(begin)

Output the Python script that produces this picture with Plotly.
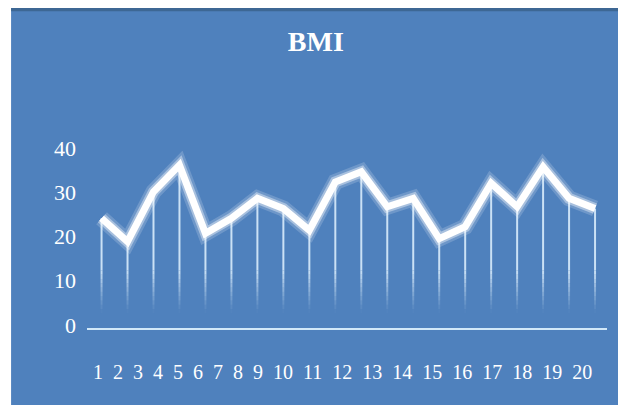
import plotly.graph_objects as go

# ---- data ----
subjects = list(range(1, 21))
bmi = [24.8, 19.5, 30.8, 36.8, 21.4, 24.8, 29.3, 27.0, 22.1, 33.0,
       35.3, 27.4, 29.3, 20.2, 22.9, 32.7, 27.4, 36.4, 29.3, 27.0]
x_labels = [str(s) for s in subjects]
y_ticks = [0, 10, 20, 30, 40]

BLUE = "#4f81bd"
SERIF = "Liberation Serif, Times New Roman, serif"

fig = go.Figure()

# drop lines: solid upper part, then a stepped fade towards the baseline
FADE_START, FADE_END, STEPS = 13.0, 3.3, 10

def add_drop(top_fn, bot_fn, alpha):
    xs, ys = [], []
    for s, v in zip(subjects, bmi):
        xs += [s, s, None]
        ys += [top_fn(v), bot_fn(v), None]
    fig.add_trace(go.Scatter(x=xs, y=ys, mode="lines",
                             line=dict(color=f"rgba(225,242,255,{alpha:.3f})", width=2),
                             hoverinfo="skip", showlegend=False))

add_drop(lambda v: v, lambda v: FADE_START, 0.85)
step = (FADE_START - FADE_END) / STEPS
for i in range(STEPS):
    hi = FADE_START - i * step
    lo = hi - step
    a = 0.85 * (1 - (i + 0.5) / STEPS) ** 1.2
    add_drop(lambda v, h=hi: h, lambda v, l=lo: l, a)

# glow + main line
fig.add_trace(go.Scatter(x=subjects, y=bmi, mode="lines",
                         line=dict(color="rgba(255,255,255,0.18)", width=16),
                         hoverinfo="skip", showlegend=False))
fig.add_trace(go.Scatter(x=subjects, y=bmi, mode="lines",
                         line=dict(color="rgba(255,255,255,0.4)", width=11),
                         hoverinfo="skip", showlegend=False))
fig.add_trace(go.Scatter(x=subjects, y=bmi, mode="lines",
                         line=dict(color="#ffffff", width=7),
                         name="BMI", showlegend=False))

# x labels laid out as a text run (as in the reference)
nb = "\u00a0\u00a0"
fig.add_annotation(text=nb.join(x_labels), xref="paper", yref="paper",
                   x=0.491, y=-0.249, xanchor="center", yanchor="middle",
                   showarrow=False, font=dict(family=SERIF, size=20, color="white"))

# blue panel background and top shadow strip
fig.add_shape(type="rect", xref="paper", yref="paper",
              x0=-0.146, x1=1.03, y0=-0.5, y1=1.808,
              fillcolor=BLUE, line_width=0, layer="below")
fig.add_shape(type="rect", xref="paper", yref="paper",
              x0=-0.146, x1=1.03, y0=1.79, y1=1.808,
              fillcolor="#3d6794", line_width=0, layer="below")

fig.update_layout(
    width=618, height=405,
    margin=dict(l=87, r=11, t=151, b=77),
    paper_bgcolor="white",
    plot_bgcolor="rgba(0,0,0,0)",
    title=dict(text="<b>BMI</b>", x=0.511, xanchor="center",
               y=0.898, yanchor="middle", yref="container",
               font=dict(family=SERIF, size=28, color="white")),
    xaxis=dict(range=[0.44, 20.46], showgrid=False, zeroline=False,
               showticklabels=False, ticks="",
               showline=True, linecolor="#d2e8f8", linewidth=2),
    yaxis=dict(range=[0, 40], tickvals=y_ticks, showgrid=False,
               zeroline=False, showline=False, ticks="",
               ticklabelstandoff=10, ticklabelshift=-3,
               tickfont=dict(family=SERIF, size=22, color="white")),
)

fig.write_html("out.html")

(end)

» Exercise
Transcribe the whole listing, character for character, but not its images.

» Task output
Output the Python script that produces this picture with Plotly.
import plotly.graph_objects as go

# ---- data ----
subjects = list(range(1, 21))
bmi = [24.8, 19.5, 30.8, 36.8, 21.4, 24.8, 29.3, 27.0, 22.1, 33.0,
       35.3, 27.4, 29.3, 20.2, 22.9, 32.7, 27.4, 36.4, 29.3, 27.0]
x_labels = [str(s) for s in subjects]
y_ticks = [0, 10, 20, 30, 40]

BLUE = "#4f81bd"
SERIF = "Liberation Serif, Times New Roman, serif"

fig = go.Figure()

# drop lines: solid upper part, then a stepped fade towards the baseline
FADE_START, FADE_END, STEPS = 13.0, 3.3, 10

def add_drop(top_fn, bot_fn, alpha):
    xs, ys = [], []
    for s, v in zip(subjects, bmi):
        xs += [s, s, None]
        ys += [top_fn(v), bot_fn(v), None]
    fig.add_trace(go.Scatter(x=xs, y=ys, mode="lines",
                             line=dict(color=f"rgba(225,242,255,{alpha:.3f})", width=2),
                             hoverinfo="skip", showlegend=False))

add_drop(lambda v: v, lambda v: FADE_START, 0.85)
step = (FADE_START - FADE_END) / STEPS
for i in range(STEPS):
    hi = FADE_START - i * step
    lo = hi - step
    a = 0.85 * (1 - (i + 0.5) / STEPS) ** 1.2
    add_drop(lambda v, h=hi: h, lambda v, l=lo: l, a)

# glow + main line
fig.add_trace(go.Scatter(x=subjects, y=bmi, mode="lines",
                         line=dict(color="rgba(255,255,255,0.18)", width=16),
                         hoverinfo="skip", showlegend=False))
fig.add_trace(go.Scatter(x=subjects, y=bmi, mode="lines",
                         line=dict(color="rgba(255,255,255,0.4)", width=11),
                         hoverinfo="skip", showlegend=False))
fig.add_trace(go.Scatter(x=subjects, y=bmi, mode="lines",
                         line=dict(color="#ffffff", width=7),
                         name="BMI", showlegend=False))

# x labels laid out as a text run (as in the reference)
nb = "\u00a0\u00a0"
fig.add_annotation(text=nb.join(x_labels), xref="paper", yref="paper",
                   x=0.491, y=-0.249, xanchor="center", yanchor="middle",
                   showarrow=False, font=dict(family=SERIF, size=20, color="white"))

# blue panel background and top shadow strip
fig.add_shape(type="rect", xref="paper", yref="paper",
              x0=-0.146, x1=1.03, y0=-0.5, y1=1.808,
              fillcolor=BLUE, line_width=0, layer="below")
fig.add_shape(type="rect", xref="paper", yref="paper",
              x0=-0.146, x1=1.03, y0=1.79, y1=1.808,
              fillcolor="#3d6794", line_width=0, layer="below")

fig.update_layout(
    width=618, height=405,
    margin=dict(l=87, r=11, t=151, b=77),
    paper_bgcolor="white",
    plot_bgcolor="rgba(0,0,0,0)",
    title=dict(text="<b>BMI</b>", x=0.511, xanchor="center",
               y=0.898, yanchor="middle", yref="container",
               font=dict(family=SERIF, size=28, color="white")),
    xaxis=dict(range=[0.44, 20.46], showgrid=False, zeroline=False,
               showticklabels=False, ticks="",
               showline=True, linecolor="#d2e8f8", linewidth=2),
    yaxis=dict(range=[0, 40], tickvals=y_ticks, showgrid=False,
               zeroline=False, showline=False, ticks="",
               ticklabelstandoff=10, ticklabelshift=-3,
               tickfont=dict(family=SERIF, size=22, color="white")),
)

fig.write_html("out.html")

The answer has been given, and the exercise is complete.